Written instruction -
Copy all lines below exactly as written. Leave pictures out.

Information shown -
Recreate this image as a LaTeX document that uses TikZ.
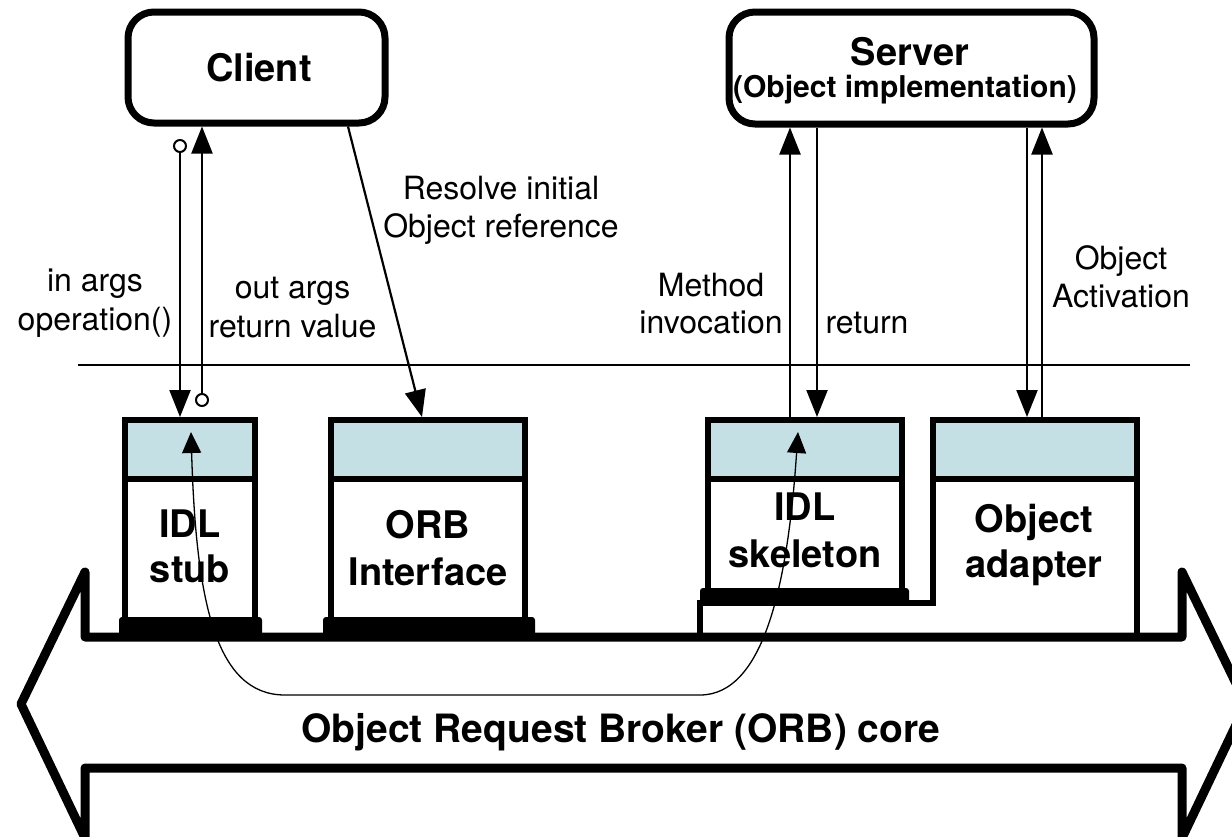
\documentclass[tikz,border=0pt]{standalone}
\usepackage{fontspec}
\setmainfont{TeX Gyre Heros}
\usetikzlibrary{arrows.meta,calc}
\definecolor{band}{RGB}{197,224,229}
\begin{document}
\begin{tikzpicture}[x=1pt,y=-1pt,
  big/.style={font=\fontsize{38}{44}\selectfont\bfseries, anchor=base, inner sep=0pt},
  sub/.style={font=\fontsize{30}{36}\selectfont\bfseries, anchor=base, inner sep=0pt},
  corelbl/.style={font=\fontsize{39}{46}\selectfont\bfseries, anchor=base, inner sep=0pt},
  lbl/.style={font=\fontsize{32}{38}\selectfont, anchor=base, inner sep=0pt},
  rbox/.style={draw, line width=7pt, rounded corners=26pt, inner sep=0pt},
  cbox/.style={draw, line width=6pt, inner sep=0pt},
  circ/.style={circle, draw, line width=2pt, fill=white, minimum size=12pt, inner sep=0pt},
  conn/.style={line width=2.2pt, -{Triangle[width=21pt,length=27pt]}},
  curvy/.style={line width=1.3pt, {Triangle[width=19pt,length=21pt]}-{Triangle[width=19pt,length=21pt]}},
  base/.style={fill=black, rounded corners=3pt},
  frame/.style={line width=6pt}
]
\useasboundingbox (0,0) rectangle (1232,836);
\clip (0,0) rectangle (1232,836);

% blue bands
\fill[band] (125,420) rectangle (255,479);
\fill[band] (331,420) rectangle (525,479);
\fill[band] (708,420) rectangle (902,479);
\fill[band] (933,420) rectangle (1137,479);

% ORB core arrow
\draw[line width=9pt, line join=round]
  (85,637) -- (1182,637) -- (1182,572) -- (1246,704) -- (1182,838) -- (1182,768)
  -- (85,768) -- (85,838) -- (21,704) -- (85,572) -- cycle;

% boxes
\node[cbox, minimum width=130pt, minimum height=205pt] (stub) at (190,522.5) {};
\node[cbox, minimum width=194pt, minimum height=205pt] (orb) at (428,522.5) {};
\node[cbox, minimum width=194pt, minimum height=176pt] (skel) at (805,508) {};
\node[inner sep=0pt, outer sep=3pt, minimum width=204pt, minimum height=183pt] (oa) at (1035,511.5) {};
\draw[frame, line join=miter] (700,637) -- (700,603) -- (933,603) -- (933,420) -- (1137,420) -- (1137,637);

% dividers
\draw[frame] (122,479) -- (258,479);
\draw[frame] (328,479) -- (528,479);
\draw[frame] (705,479) -- (905,479);
\draw[frame] (930,479) -- (1140,479);

% base bars
\fill[base] (119,617) rectangle (262,636);
\fill[base] (323,617) rectangle (535,636);
\fill[base] (700,588) rectangle (909,604);

% client / server
\node[rbox, minimum width=257pt, minimum height=111pt] (client) at (256.5,67.5) {};
\node[rbox, minimum width=365pt, minimum height=112pt] (server) at (911.5,68) {};

% separator
\draw[line width=2pt] (78,365) -- (1190,365);

% texts
\node[big] (tclient) at (259,81) {Client};
\node[big] (tserver) at (910,65) {Server};
\node[sub] (timpl) at (905,97) {(Object implementation)};
\node[big] (tidl1) at (190,537) {IDL};
\node[big] (tstub) at (190,582) {stub};
\node[big] (torb) at (428,538) {ORB};
\node[big] (tintf) at (428,585) {Interface};
\node[big] (tidl2) at (805,520) {IDL};
\node[big] (tskel) at (805,567) {skeleton};
\node[big] (tobj) at (1034,532) {Object};
\node[big] (tadap) at (1034,577) {adapter};
\node[corelbl] (tcore) at (621,742) {Object Request Broker (ORB) core};

\node[lbl] (l1) at (95,291) {in args};
\node[lbl] (l2) at (95,330) {operation()};
\node[lbl] (l3) at (292.5,298) {out args};
\node[lbl] (l4) at (292.5,337) {return value};
\node[lbl] (l5) at (501,199) {Resolve initial};
\node[lbl] (l6) at (501,237) {Object reference};
\node[lbl] (l7) at (711,296) {Method};
\node[lbl] (l8) at (711,333) {invocation};
\node[lbl] (l9) at (867,333) {return};
\node[lbl] (l10) at (1121,269) {Object};
\node[lbl] (l11) at (1121,307) {Activation};

% client arrows
\node[circ] (c1) at (180,146) {};
\node[circ] (c2) at (202,400) {};
\draw[conn] (c1) -- (c1 |- stub.north);
\draw[conn] (c2) -- (c2 |- client.south);
\draw[conn] ([xshift=91.5pt]client.south) -- ([xshift=-6pt]orb.north);

% server arrows
\draw[conn] ([xshift=-15pt]skel.north) -- ([xshift=-15pt]skel.north |- server.south);
\draw[conn] ([xshift=12pt]skel.north |- server.south) -- ([xshift=12pt]skel.north);
\draw[conn] ([xshift=-8pt]oa.north |- server.south) -- ([xshift=-8pt]oa.north);
\draw[conn] ([xshift=7pt]oa.north) -- ([xshift=7pt]oa.north |- server.south);

% stub-skeleton curve
\coordinate (ca) at (191,432);
\coordinate (cb) at (798,432);
\draw[curvy] (ca) .. controls (196,600) and (215,695) .. (285,695) -- (700,695)
  .. controls (765,695) and (788,580) .. (cb);
\end{tikzpicture}
\end{document}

Result of the task -
Recreate this image as a LaTeX document that uses TikZ.
\documentclass[tikz,border=0pt]{standalone}
\usepackage{fontspec}
\setmainfont{TeX Gyre Heros}
\usetikzlibrary{arrows.meta,calc}
\definecolor{band}{RGB}{197,224,229}
\begin{document}
\begin{tikzpicture}[x=1pt,y=-1pt,
  big/.style={font=\fontsize{38}{44}\selectfont\bfseries, anchor=base, inner sep=0pt},
  sub/.style={font=\fontsize{30}{36}\selectfont\bfseries, anchor=base, inner sep=0pt},
  corelbl/.style={font=\fontsize{39}{46}\selectfont\bfseries, anchor=base, inner sep=0pt},
  lbl/.style={font=\fontsize{32}{38}\selectfont, anchor=base, inner sep=0pt},
  rbox/.style={draw, line width=7pt, rounded corners=26pt, inner sep=0pt},
  cbox/.style={draw, line width=6pt, inner sep=0pt},
  circ/.style={circle, draw, line width=2pt, fill=white, minimum size=12pt, inner sep=0pt},
  conn/.style={line width=2.2pt, -{Triangle[width=21pt,length=27pt]}},
  curvy/.style={line width=1.3pt, {Triangle[width=19pt,length=21pt]}-{Triangle[width=19pt,length=21pt]}},
  base/.style={fill=black, rounded corners=3pt},
  frame/.style={line width=6pt}
]
\useasboundingbox (0,0) rectangle (1232,836);
\clip (0,0) rectangle (1232,836);

% blue bands
\fill[band] (125,420) rectangle (255,479);
\fill[band] (331,420) rectangle (525,479);
\fill[band] (708,420) rectangle (902,479);
\fill[band] (933,420) rectangle (1137,479);

% ORB core arrow
\draw[line width=9pt, line join=round]
  (85,637) -- (1182,637) -- (1182,572) -- (1246,704) -- (1182,838) -- (1182,768)
  -- (85,768) -- (85,838) -- (21,704) -- (85,572) -- cycle;

% boxes
\node[cbox, minimum width=130pt, minimum height=205pt] (stub) at (190,522.5) {};
\node[cbox, minimum width=194pt, minimum height=205pt] (orb) at (428,522.5) {};
\node[cbox, minimum width=194pt, minimum height=176pt] (skel) at (805,508) {};
\node[inner sep=0pt, outer sep=3pt, minimum width=204pt, minimum height=183pt] (oa) at (1035,511.5) {};
\draw[frame, line join=miter] (700,637) -- (700,603) -- (933,603) -- (933,420) -- (1137,420) -- (1137,637);

% dividers
\draw[frame] (122,479) -- (258,479);
\draw[frame] (328,479) -- (528,479);
\draw[frame] (705,479) -- (905,479);
\draw[frame] (930,479) -- (1140,479);

% base bars
\fill[base] (119,617) rectangle (262,636);
\fill[base] (323,617) rectangle (535,636);
\fill[base] (700,588) rectangle (909,604);

% client / server
\node[rbox, minimum width=257pt, minimum height=111pt] (client) at (256.5,67.5) {};
\node[rbox, minimum width=365pt, minimum height=112pt] (server) at (911.5,68) {};

% separator
\draw[line width=2pt] (78,365) -- (1190,365);

% texts
\node[big] (tclient) at (259,81) {Client};
\node[big] (tserver) at (910,65) {Server};
\node[sub] (timpl) at (905,97) {(Object implementation)};
\node[big] (tidl1) at (190,537) {IDL};
\node[big] (tstub) at (190,582) {stub};
\node[big] (torb) at (428,538) {ORB};
\node[big] (tintf) at (428,585) {Interface};
\node[big] (tidl2) at (805,520) {IDL};
\node[big] (tskel) at (805,567) {skeleton};
\node[big] (tobj) at (1034,532) {Object};
\node[big] (tadap) at (1034,577) {adapter};
\node[corelbl] (tcore) at (621,742) {Object Request Broker (ORB) core};

\node[lbl] (l1) at (95,291) {in args};
\node[lbl] (l2) at (95,330) {operation()};
\node[lbl] (l3) at (292.5,298) {out args};
\node[lbl] (l4) at (292.5,337) {return value};
\node[lbl] (l5) at (501,199) {Resolve initial};
\node[lbl] (l6) at (501,237) {Object reference};
\node[lbl] (l7) at (711,296) {Method};
\node[lbl] (l8) at (711,333) {invocation};
\node[lbl] (l9) at (867,333) {return};
\node[lbl] (l10) at (1121,269) {Object};
\node[lbl] (l11) at (1121,307) {Activation};

% client arrows
\node[circ] (c1) at (180,146) {};
\node[circ] (c2) at (202,400) {};
\draw[conn] (c1) -- (c1 |- stub.north);
\draw[conn] (c2) -- (c2 |- client.south);
\draw[conn] ([xshift=91.5pt]client.south) -- ([xshift=-6pt]orb.north);

% server arrows
\draw[conn] ([xshift=-15pt]skel.north) -- ([xshift=-15pt]skel.north |- server.south);
\draw[conn] ([xshift=12pt]skel.north |- server.south) -- ([xshift=12pt]skel.north);
\draw[conn] ([xshift=-8pt]oa.north |- server.south) -- ([xshift=-8pt]oa.north);
\draw[conn] ([xshift=7pt]oa.north) -- ([xshift=7pt]oa.north |- server.south);

% stub-skeleton curve
\coordinate (ca) at (191,432);
\coordinate (cb) at (798,432);
\draw[curvy] (ca) .. controls (196,600) and (215,695) .. (285,695) -- (700,695)
  .. controls (765,695) and (788,580) .. (cb);
\end{tikzpicture}
\end{document}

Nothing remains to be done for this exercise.